The original Telecaster pickup selector switch circuitry included a treble-cutting 0.5 capacitor setting that also took the tone pot out of the circuit and made the neck pickup sound very 'boomy'. This was designed to allow bands without a doghouse bass player to simulate one. While this was clever of Leo, most guitarists wanted further options in the control circuitry involving the two pickups separately or together instead of the original bridge, both and boom as well as something less thin-sounding in the bass category. Regardless of the circuitry's abilities, the lesser mass of the guitar strings didn't come close to duplicating the fat sound of a real bass. So, within a year of the commercial introduction of the Esquire and the Broadcaster, Leo put out the Bass. It immediately changed the way in which many bands sounded, as the bass player, who was often now a guitar player who didn't make the cut as the lead, was now very much in the audience's face and competing with the drums and other guitars for sonic space. It also had the dubious honour of allowing any idiot with a pick to whack away with booming consequences and making trained upright bass players seriously consider their career options. For many years bass players in some Musician's Local Unions had to register separately for the real bass and the Fender Bass and if you could only play one, you got called on for fewer dates.

The Stratocaster of 1954 was another of the innovative progressions from the Telecaster experience. It was supposed to be a wholly different instrument, taking style, technology, and metalworking to a new level. He sold less than 300 in that first sales year, which began in May. The very first one was supposedly given to Eldin Shamblin, of Bob Will's 'Texas Playboys' and it was used on one of their classic recordings, 'Endless Love' almost immediately.

The Strat was a goosey thing in its infancy, with a tremolo (or whammy) bar attached to a complicated bridge that caused tuning problems, a fragile three-position pickup switch that still provided too few options, and a volume knob that was in just the right place for a slightly vigorous player to hit it and bump the volume too high or too low. Just like the Fender Bass, it required that previously accomplished players master new skills.

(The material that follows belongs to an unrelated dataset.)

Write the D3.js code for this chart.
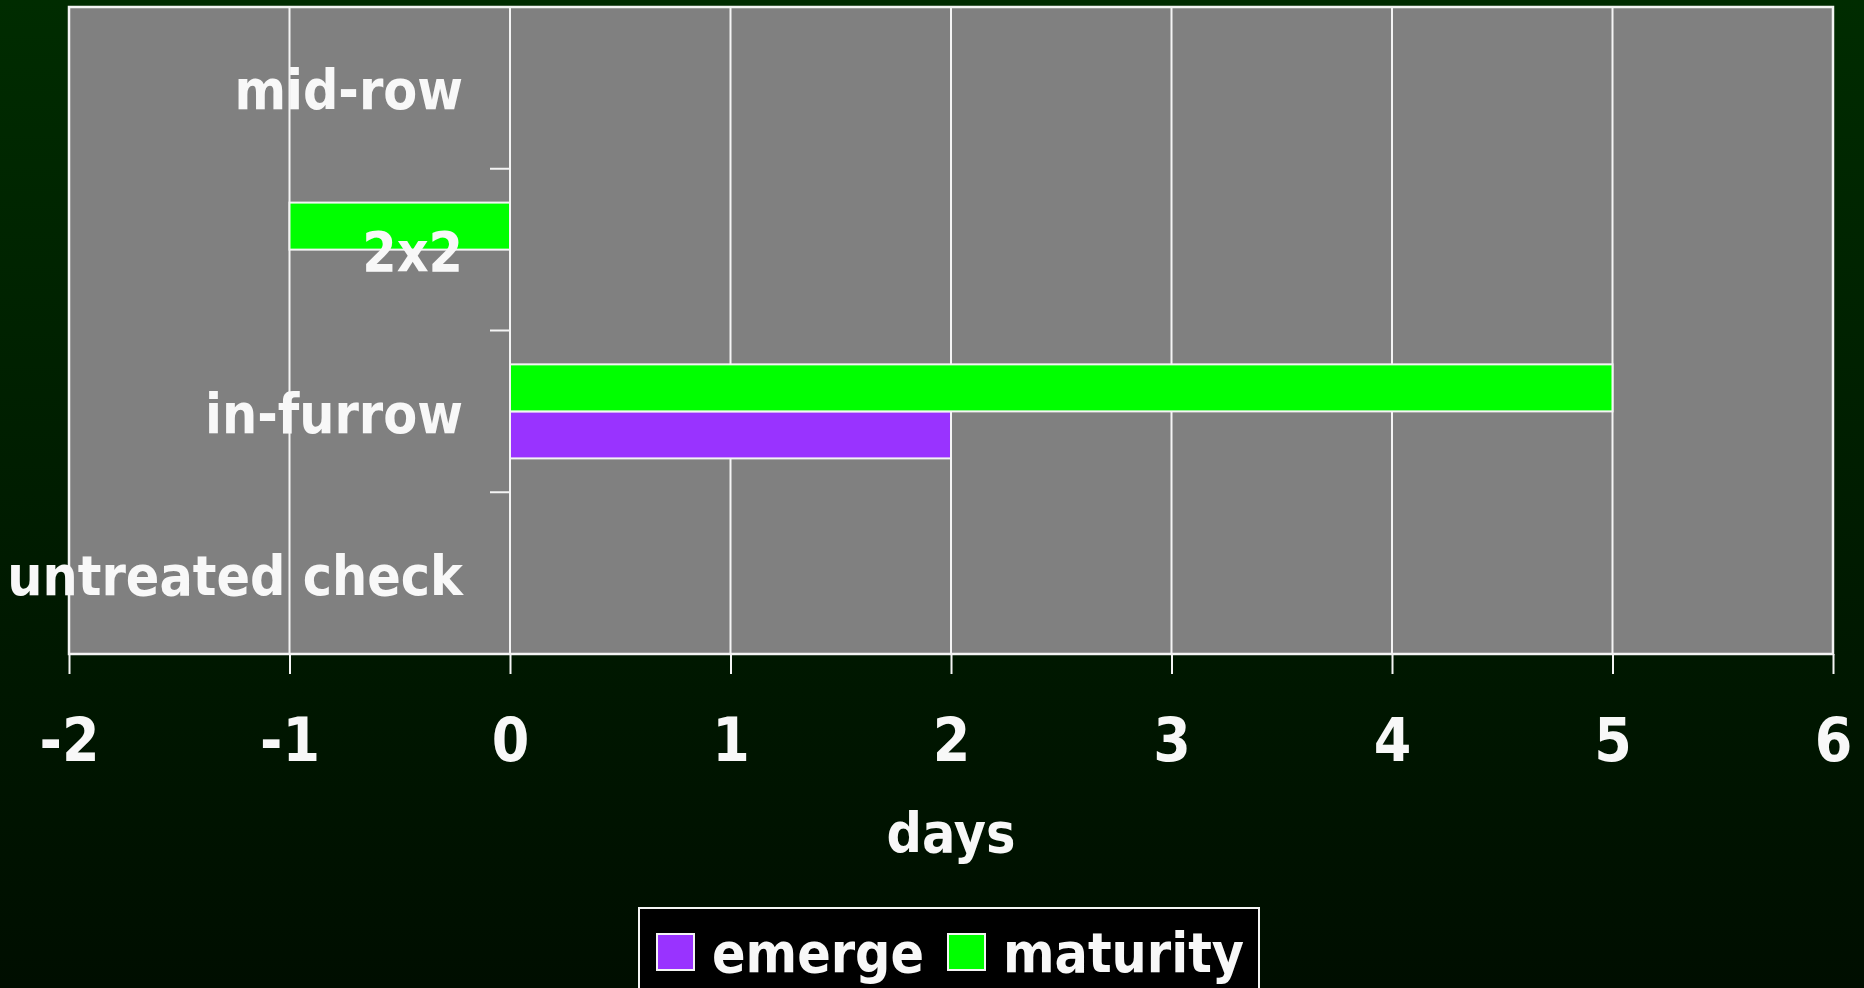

While the Telecaster has been a consistent seller for the Fender company in its successive corporate incarnations over the years, there was a slack period in the mid-60s when CBS (the owner then) is said to have considered discontinuing the Stratocaster. Legend also has it that Chas Chandler, the bass player for the Animals, changed those plans in late September of 1966 when he bought a plane ticket to London for an itinerant musician named Jimi Hendrix. Meanwhile, an unsuspecting Jeff Beck was still whanging away on an Esquire he'd inherited from Jimmy Page when they traded roles in the Yardbirds. Jimmy didn't miss it, as he'd picked up several other Telecasters cheap during the surf-guitar craze when Jaguars and Jazzmasters (later siblings in the Fender family) were more popular. He later used one of those Teles to record the first Led Zeppelin album.

1Who was also the G in G and L - Leo's last company.2The first model sold for $140, with the case costing an additional $40.3Which, oddly enough, Fender, Inc. now owns.4Modern steel guitars are heavy, multi-necked and have their own table legs.